>> Start MATERIAL

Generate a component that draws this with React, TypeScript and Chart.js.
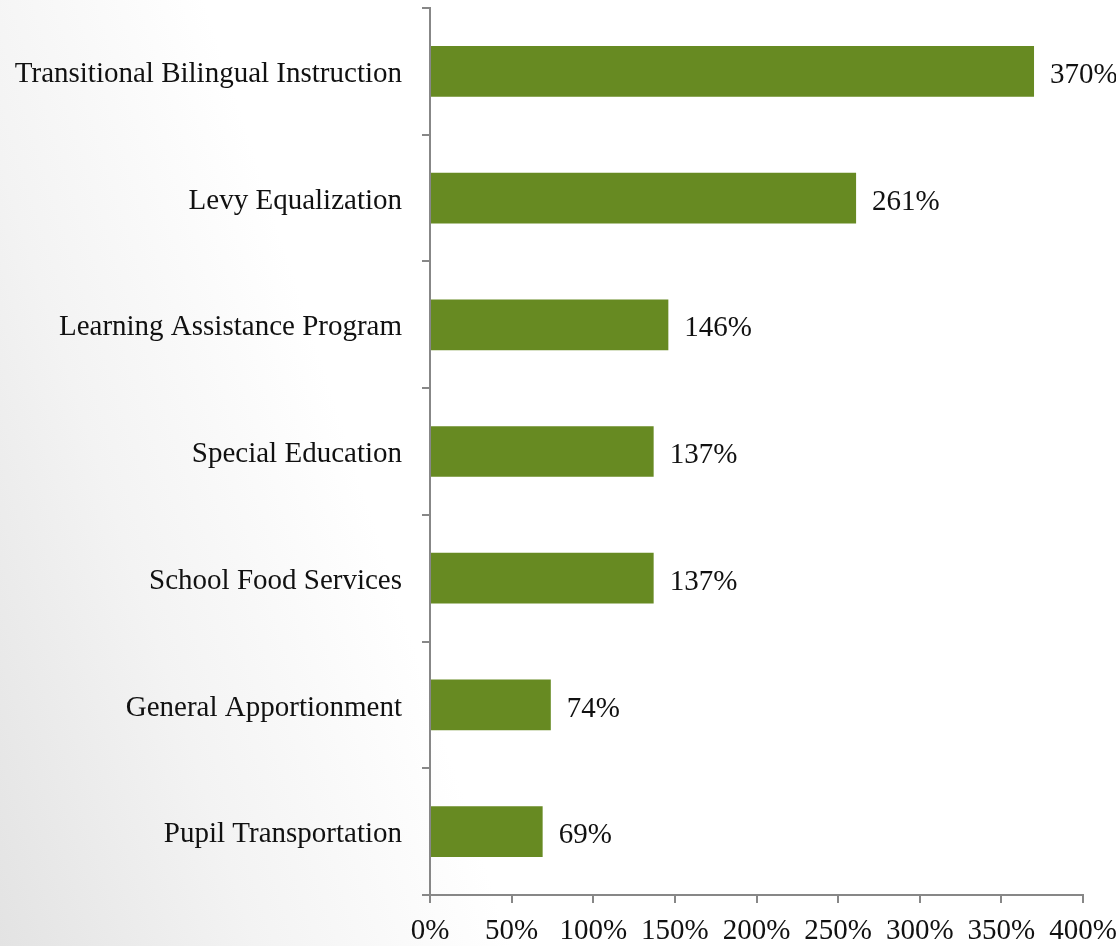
import React, { useEffect, useRef } from "react";
import { Chart, registerables } from "chart.js";

Chart.register(...registerables);

const categories = [
  "Transitional Bilingual Instruction",
  "Levy Equalization",
  "Learning Assistance Program",
  "Special Education",
  "School Food Services",
  "General Apportionment",
  "Pupil Transportation",
];
const values = [370, 261, 146, 137, 137, 74, 69];
const barColor = "#678A22";
const axisColor = "#878787";
const fontFamily = "'Liberation Serif', 'DejaVu Serif', serif";
const fontSize = 29;

const valueLabels = {
  id: "valueLabels",
  afterDatasetsDraw(chart: any) {
    const ctx = chart.ctx;
    const meta = chart.getDatasetMeta(0);
    ctx.save();
    ctx.font = `${fontSize}px ${fontFamily}`;
    ctx.fillStyle = "#111";
    ctx.textAlign = "left";
    ctx.textBaseline = "middle";
    meta.data.forEach((bar: any, i: number) => {
      ctx.fillText(`${values[i]}%`, bar.x + 16, bar.y + 4);
    });
    ctx.restore();
  },
};

export default function App() {
  const ref = useRef<HTMLCanvasElement>(null);
  useEffect(() => {
    if (!ref.current) return;
    const chart = new Chart(ref.current, {
      type: "bar",
      data: {
        labels: categories,
        datasets: [
          {
            data: values,
            backgroundColor: barColor,
            borderWidth: 0,
            barPercentage: 0.4,
            categoryPercentage: 1,
          },
        ],
      },
      options: {
        indexAxis: "y",
        animation: false,
        responsive: false,
        layout: { padding: { top: 8, right: 33, bottom: 0, left: 0 } },
        plugins: { legend: { display: false }, tooltip: { enabled: false } },
        scales: {
          x: {
            min: 0,
            max: 400,
            ticks: {
              stepSize: 50,
              callback: (v: any) => `${v}%`,
              color: "#111",
              font: { family: fontFamily, size: fontSize },
              padding: 11,
              maxRotation: 0,
              autoSkip: false,
            },
            grid: { drawOnChartArea: false, drawTicks: true, tickLength: 8, color: axisColor, lineWidth: 2 },
            border: { color: axisColor, width: 2 },
            afterFit: (s: any) => {
              s.height = 51;
              s.paddingLeft = 0;
              s.paddingRight = 0;
            },
          },
          y: {
            ticks: {
              color: "#111",
              font: { family: fontFamily, size: fontSize },
              padding: 20,
              labelOffset: 3,
              autoSkip: false,
            },
            grid: { drawOnChartArea: false, drawTicks: true, tickLength: 8, color: axisColor, lineWidth: 2, offset: true },
            border: { color: axisColor, width: 2 },
            afterFit: (s: any) => {
              s.width = 430;
              s.paddingTop = 0;
              s.paddingBottom = 0;
            },
          },
        },
      },
      plugins: [valueLabels],
    });
    return () => chart.destroy();
  }, []);
  return (
    <div
      style={{
        position: "fixed",
        left: 0,
        top: 0,
        width: 1116,
        height: 946,
        background: "linear-gradient(72deg, #e3e3e3 0%, #f3f3f3 18%, #ffffff 36%)",
      }}
    >
      <canvas ref={ref} width={1116} height={946} style={{ display: "block" }} />
    </div>
  );
}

>> End MATERIAL

→ **INSTRUCTIONS TO FOLLOW**:
Print, exactly as written, the lines above from the first one to the one containing "const fontSize = 29;". Leave out pictures.

→ **WRITTEN RESPONSE**:
Generate a component that draws this with React, TypeScript and Chart.js.
import React, { useEffect, useRef } from "react";
import { Chart, registerables } from "chart.js";

Chart.register(...registerables);

const categories = [
  "Transitional Bilingual Instruction",
  "Levy Equalization",
  "Learning Assistance Program",
  "Special Education",
  "School Food Services",
  "General Apportionment",
  "Pupil Transportation",
];
const values = [370, 261, 146, 137, 137, 74, 69];
const barColor = "#678A22";
const axisColor = "#878787";
const fontFamily = "'Liberation Serif', 'DejaVu Serif', serif";
const fontSize = 29;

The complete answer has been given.